Short task »
Word for word, extract the first line of the records below and each line after it, up to and including the line with "(busL) at (935,0);". Pictures are left out.

(Plotting code records)
## begin

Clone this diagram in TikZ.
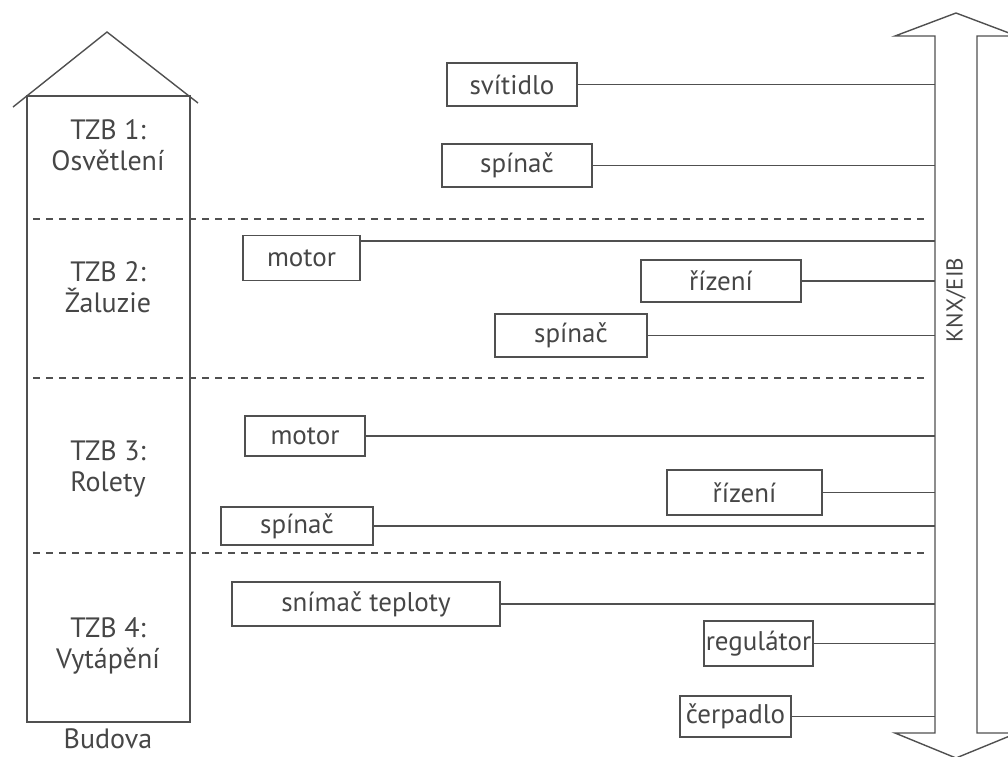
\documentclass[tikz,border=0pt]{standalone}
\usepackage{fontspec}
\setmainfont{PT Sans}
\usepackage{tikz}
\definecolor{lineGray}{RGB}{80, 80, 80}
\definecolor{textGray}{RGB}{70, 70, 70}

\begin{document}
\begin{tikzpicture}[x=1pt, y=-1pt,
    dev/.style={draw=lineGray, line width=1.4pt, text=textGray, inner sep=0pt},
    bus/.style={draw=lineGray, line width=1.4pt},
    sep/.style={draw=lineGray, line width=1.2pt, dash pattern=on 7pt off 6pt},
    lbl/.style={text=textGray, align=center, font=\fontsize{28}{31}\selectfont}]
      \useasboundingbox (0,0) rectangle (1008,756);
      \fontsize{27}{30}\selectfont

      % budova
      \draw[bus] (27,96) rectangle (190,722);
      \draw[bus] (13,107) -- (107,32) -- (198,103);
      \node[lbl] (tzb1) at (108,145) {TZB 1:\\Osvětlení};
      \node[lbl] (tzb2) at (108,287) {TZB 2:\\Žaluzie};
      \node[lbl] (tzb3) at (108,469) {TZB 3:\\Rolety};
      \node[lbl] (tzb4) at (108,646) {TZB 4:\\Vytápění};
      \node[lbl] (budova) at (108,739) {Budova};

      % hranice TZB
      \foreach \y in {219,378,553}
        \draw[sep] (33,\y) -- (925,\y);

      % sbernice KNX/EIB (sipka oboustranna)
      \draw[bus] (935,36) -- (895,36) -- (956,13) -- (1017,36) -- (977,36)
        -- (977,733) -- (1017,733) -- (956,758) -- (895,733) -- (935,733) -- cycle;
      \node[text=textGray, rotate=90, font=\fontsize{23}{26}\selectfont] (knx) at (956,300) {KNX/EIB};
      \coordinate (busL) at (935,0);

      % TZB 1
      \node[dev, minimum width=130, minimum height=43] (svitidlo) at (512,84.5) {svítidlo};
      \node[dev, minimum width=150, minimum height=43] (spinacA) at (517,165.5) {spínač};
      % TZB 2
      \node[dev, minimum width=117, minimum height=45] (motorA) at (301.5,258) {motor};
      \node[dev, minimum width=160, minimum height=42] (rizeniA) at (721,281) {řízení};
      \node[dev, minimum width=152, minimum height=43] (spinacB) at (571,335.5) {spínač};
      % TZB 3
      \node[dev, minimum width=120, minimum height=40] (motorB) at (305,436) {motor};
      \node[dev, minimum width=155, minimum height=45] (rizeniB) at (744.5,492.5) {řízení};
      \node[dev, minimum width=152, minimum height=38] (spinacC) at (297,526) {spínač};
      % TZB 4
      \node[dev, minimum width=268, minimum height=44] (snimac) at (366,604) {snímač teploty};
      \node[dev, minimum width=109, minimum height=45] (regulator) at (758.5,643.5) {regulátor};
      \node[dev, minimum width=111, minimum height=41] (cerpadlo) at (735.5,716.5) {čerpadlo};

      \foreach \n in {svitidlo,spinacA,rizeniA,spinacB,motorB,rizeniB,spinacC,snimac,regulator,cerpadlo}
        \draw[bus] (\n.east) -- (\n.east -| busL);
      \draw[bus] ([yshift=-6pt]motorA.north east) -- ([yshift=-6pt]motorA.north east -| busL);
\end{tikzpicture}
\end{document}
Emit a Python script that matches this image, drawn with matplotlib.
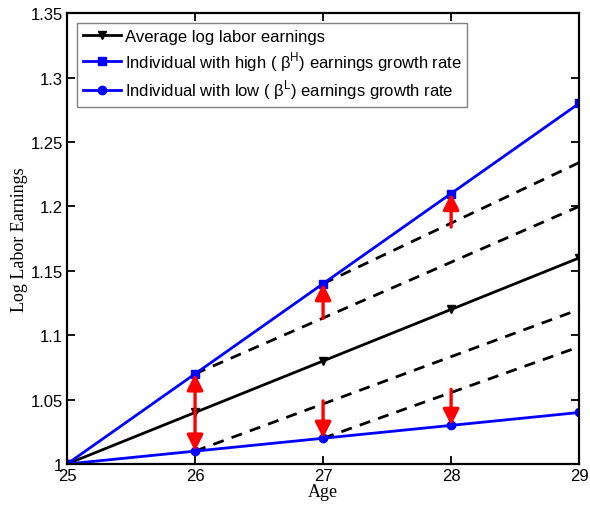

## end

Written reply »
Clone this diagram in TikZ.
\documentclass[tikz,border=0pt]{standalone}
\usepackage{fontspec}
\setmainfont{PT Sans}
\usepackage{tikz}
\definecolor{lineGray}{RGB}{80, 80, 80}
\definecolor{textGray}{RGB}{70, 70, 70}

\begin{document}
\begin{tikzpicture}[x=1pt, y=-1pt,
    dev/.style={draw=lineGray, line width=1.4pt, text=textGray, inner sep=0pt},
    bus/.style={draw=lineGray, line width=1.4pt},
    sep/.style={draw=lineGray, line width=1.2pt, dash pattern=on 7pt off 6pt},
    lbl/.style={text=textGray, align=center, font=\fontsize{28}{31}\selectfont}]
      \useasboundingbox (0,0) rectangle (1008,756);
      \fontsize{27}{30}\selectfont

      % budova
      \draw[bus] (27,96) rectangle (190,722);
      \draw[bus] (13,107) -- (107,32) -- (198,103);
      \node[lbl] (tzb1) at (108,145) {TZB 1:\\Osvětlení};
      \node[lbl] (tzb2) at (108,287) {TZB 2:\\Žaluzie};
      \node[lbl] (tzb3) at (108,469) {TZB 3:\\Rolety};
      \node[lbl] (tzb4) at (108,646) {TZB 4:\\Vytápění};
      \node[lbl] (budova) at (108,739) {Budova};

      % hranice TZB
      \foreach \y in {219,378,553}
        \draw[sep] (33,\y) -- (925,\y);

      % sbernice KNX/EIB (sipka oboustranna)
      \draw[bus] (935,36) -- (895,36) -- (956,13) -- (1017,36) -- (977,36)
        -- (977,733) -- (1017,733) -- (956,758) -- (895,733) -- (935,733) -- cycle;
      \node[text=textGray, rotate=90, font=\fontsize{23}{26}\selectfont] (knx) at (956,300) {KNX/EIB};
      \coordinate (busL) at (935,0);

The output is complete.